[Begin DATA SHOWN]

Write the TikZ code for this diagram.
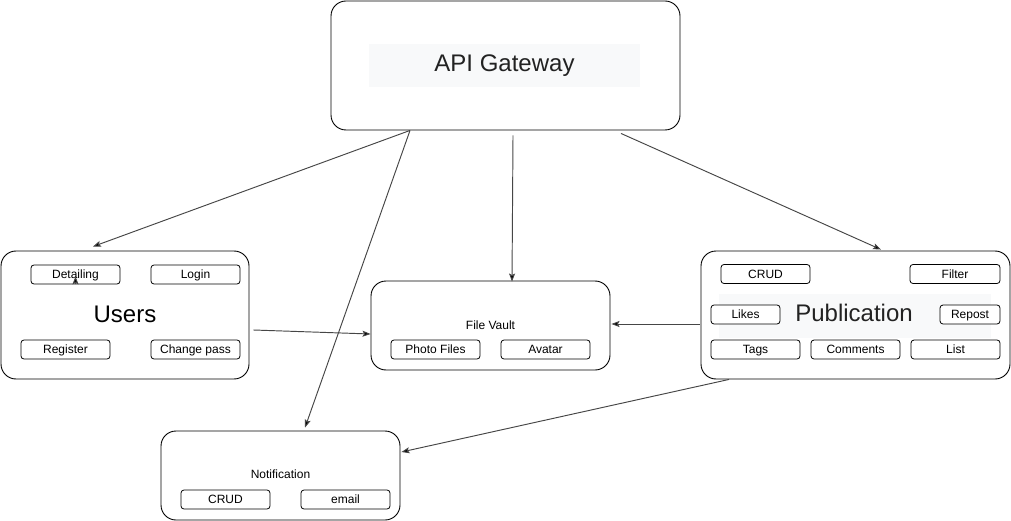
\documentclass[tikz,border=0pt]{standalone}
\usepackage{fontspec}
\setmainfont{Liberation Sans}
\usetikzlibrary{arrows.meta,calc}
\definecolor{lnc}{RGB}{70,70,70}
\definecolor{txg}{RGB}{34,34,34}
\definecolor{bgg}{RGB}{248,249,250}
\tikzset{
  bigbox/.style={draw=black, line width=0.9pt, rounded corners=15pt, fill=white, inner sep=0pt},
  subbox/.style={draw=black, line width=0.8pt, rounded corners=3pt, fill=white, inner sep=0pt, minimum height=19pt, text height=10.6pt, text depth=2.6pt, font=\fontsize{12}{14}\selectfont},
  bigtext/.style={font=\fontsize{24}{28}\selectfont, inner sep=0pt, text height=17.2pt, text depth=5pt},
  midtext/.style={font=\fontsize{12}{14}\selectfont, inner sep=0pt, text height=8.6pt, text depth=2.6pt},
  arr/.style={draw=lnc, line width=0.95pt, -{Stealth[length=8pt,width=6pt,inset=1.5pt,fill=black]}},
  shade/.style={fill=bgg, draw=none, inner sep=0pt}
}
\begin{document}
\begin{tikzpicture}[x=1pt,y=-1pt]
\useasboundingbox (0,0) rectangle (1011,521);
% API Gateway
\node[bigbox, minimum width=349pt, minimum height=129pt] (api) at (505.5,65.5) {};
\node[shade, minimum width=271pt, minimum height=43pt] (apibg) at (504.5,65.5) {};
\node[bigtext, text=txg] (apit) at (504.5,65) {API Gateway};
% Users
\node[bigbox, minimum width=248pt, minimum height=128pt] (users) at (125,315) {};
\node[bigtext] (userst) at (125,316.7) {Users};
\node[subbox, minimum width=89pt] (det) at (75.5,274.5) {Detailing};
\node[subbox, minimum width=89pt] (login) at (195.5,274.5) {Login};
\node[subbox, minimum width=89pt] (reg) at (65.5,349.5) {Register};
\node[subbox, minimum width=89pt] (chp) at (195.5,349.5) {Change pass};
% File Vault
\node[bigbox, minimum width=239pt, minimum height=89pt] (fv) at (490.5,325.5) {};
\node[midtext] (fvt) at (490.5,326.5) {File Vault};
\node[subbox, minimum width=89pt] (photo) at (435.5,349.5) {Photo Files};
\node[subbox, minimum width=89pt] (avatar) at (545.5,349.5) {Avatar};
% Publication
\node[bigbox, minimum width=309pt, minimum height=128pt] (pub) at (855.5,315) {};
\node[shade, minimum width=272pt, minimum height=44pt] (pubbg) at (855,315.5) {};
\node[subbox, minimum width=89pt] (pcrud) at (765.5,274) {CRUD};
\node[subbox, minimum width=90pt] (filter) at (955,274) {Filter};
\node[subbox, minimum width=69pt] (likes) at (745.5,314.5) {Likes};
\node[subbox, minimum width=60pt] (repost) at (970,314.5) {Repost};
\node[subbox, minimum width=89pt] (tags) at (755.5,349.5) {Tags};
\node[subbox, minimum width=89pt] (comm) at (855.5,349.5) {Comments};
\node[subbox, minimum width=89pt] (list) at (955.5,349.5) {List};
\node[bigtext, text=txg] (pubt) at (854,315.5) {Publication};
% Notification
\node[bigbox, minimum width=239pt, minimum height=89pt] (notif) at (280.5,475.5) {};
\node[midtext] (notift) at (280.5,475.5) {Notification};
\node[subbox, minimum width=89pt] (ncrud) at (225.5,499.5) {CRUD};
\node[subbox, minimum width=89pt] (email) at (345.5,499.5) {email};
% Connectors
\draw[arr] ($(api.south)+(-95.5,0)$) -- ($(users.north)+(-32,-4)$);
\draw[arr] ($(api.south)+(-95.5,0)$) -- ($(notif.north)+(24.5,-3)$);
\draw[arr] ($(api.south)+(7.5,5)$) -- ($(fv.north)+(21.5,1)$);
\draw[arr] ($(api.south)+(115.5,3)$) -- ($(pub.north)+(25.5,-1)$);
\draw[arr] ($(users.east)+(4,15)$) -- ($(fv.west)+(0,8.5)$);
\draw[arr] ($(pub.west)+(-1,9)$) -- ($(fv.east)+(1,-1.5)$);
\draw[arr] ($(pub.south)+(-126.5,0)$) -- ($(notif.east)+(1,-23.5)$);
\coordinate (dtip) at ($(det.south)+(0,-8)$);
\draw[arr] (det.south) -- (dtip);
\end{tikzpicture}
\end{document}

[End DATA SHOWN]

BRIEF
Return the full material word for word. Do not include the pictures.

TASK OUTPUT
Write the TikZ code for this diagram.
\documentclass[tikz,border=0pt]{standalone}
\usepackage{fontspec}
\setmainfont{Liberation Sans}
\usetikzlibrary{arrows.meta,calc}
\definecolor{lnc}{RGB}{70,70,70}
\definecolor{txg}{RGB}{34,34,34}
\definecolor{bgg}{RGB}{248,249,250}
\tikzset{
  bigbox/.style={draw=black, line width=0.9pt, rounded corners=15pt, fill=white, inner sep=0pt},
  subbox/.style={draw=black, line width=0.8pt, rounded corners=3pt, fill=white, inner sep=0pt, minimum height=19pt, text height=10.6pt, text depth=2.6pt, font=\fontsize{12}{14}\selectfont},
  bigtext/.style={font=\fontsize{24}{28}\selectfont, inner sep=0pt, text height=17.2pt, text depth=5pt},
  midtext/.style={font=\fontsize{12}{14}\selectfont, inner sep=0pt, text height=8.6pt, text depth=2.6pt},
  arr/.style={draw=lnc, line width=0.95pt, -{Stealth[length=8pt,width=6pt,inset=1.5pt,fill=black]}},
  shade/.style={fill=bgg, draw=none, inner sep=0pt}
}
\begin{document}
\begin{tikzpicture}[x=1pt,y=-1pt]
\useasboundingbox (0,0) rectangle (1011,521);
% API Gateway
\node[bigbox, minimum width=349pt, minimum height=129pt] (api) at (505.5,65.5) {};
\node[shade, minimum width=271pt, minimum height=43pt] (apibg) at (504.5,65.5) {};
\node[bigtext, text=txg] (apit) at (504.5,65) {API Gateway};
% Users
\node[bigbox, minimum width=248pt, minimum height=128pt] (users) at (125,315) {};
\node[bigtext] (userst) at (125,316.7) {Users};
\node[subbox, minimum width=89pt] (det) at (75.5,274.5) {Detailing};
\node[subbox, minimum width=89pt] (login) at (195.5,274.5) {Login};
\node[subbox, minimum width=89pt] (reg) at (65.5,349.5) {Register};
\node[subbox, minimum width=89pt] (chp) at (195.5,349.5) {Change pass};
% File Vault
\node[bigbox, minimum width=239pt, minimum height=89pt] (fv) at (490.5,325.5) {};
\node[midtext] (fvt) at (490.5,326.5) {File Vault};
\node[subbox, minimum width=89pt] (photo) at (435.5,349.5) {Photo Files};
\node[subbox, minimum width=89pt] (avatar) at (545.5,349.5) {Avatar};
% Publication
\node[bigbox, minimum width=309pt, minimum height=128pt] (pub) at (855.5,315) {};
\node[shade, minimum width=272pt, minimum height=44pt] (pubbg) at (855,315.5) {};
\node[subbox, minimum width=89pt] (pcrud) at (765.5,274) {CRUD};
\node[subbox, minimum width=90pt] (filter) at (955,274) {Filter};
\node[subbox, minimum width=69pt] (likes) at (745.5,314.5) {Likes};
\node[subbox, minimum width=60pt] (repost) at (970,314.5) {Repost};
\node[subbox, minimum width=89pt] (tags) at (755.5,349.5) {Tags};
\node[subbox, minimum width=89pt] (comm) at (855.5,349.5) {Comments};
\node[subbox, minimum width=89pt] (list) at (955.5,349.5) {List};
\node[bigtext, text=txg] (pubt) at (854,315.5) {Publication};
% Notification
\node[bigbox, minimum width=239pt, minimum height=89pt] (notif) at (280.5,475.5) {};
\node[midtext] (notift) at (280.5,475.5) {Notification};
\node[subbox, minimum width=89pt] (ncrud) at (225.5,499.5) {CRUD};
\node[subbox, minimum width=89pt] (email) at (345.5,499.5) {email};
% Connectors
\draw[arr] ($(api.south)+(-95.5,0)$) -- ($(users.north)+(-32,-4)$);
\draw[arr] ($(api.south)+(-95.5,0)$) -- ($(notif.north)+(24.5,-3)$);
\draw[arr] ($(api.south)+(7.5,5)$) -- ($(fv.north)+(21.5,1)$);
\draw[arr] ($(api.south)+(115.5,3)$) -- ($(pub.north)+(25.5,-1)$);
\draw[arr] ($(users.east)+(4,15)$) -- ($(fv.west)+(0,8.5)$);
\draw[arr] ($(pub.west)+(-1,9)$) -- ($(fv.east)+(1,-1.5)$);
\draw[arr] ($(pub.south)+(-126.5,0)$) -- ($(notif.east)+(1,-23.5)$);
\coordinate (dtip) at ($(det.south)+(0,-8)$);
\draw[arr] (det.south) -- (dtip);
\end{tikzpicture}
\end{document}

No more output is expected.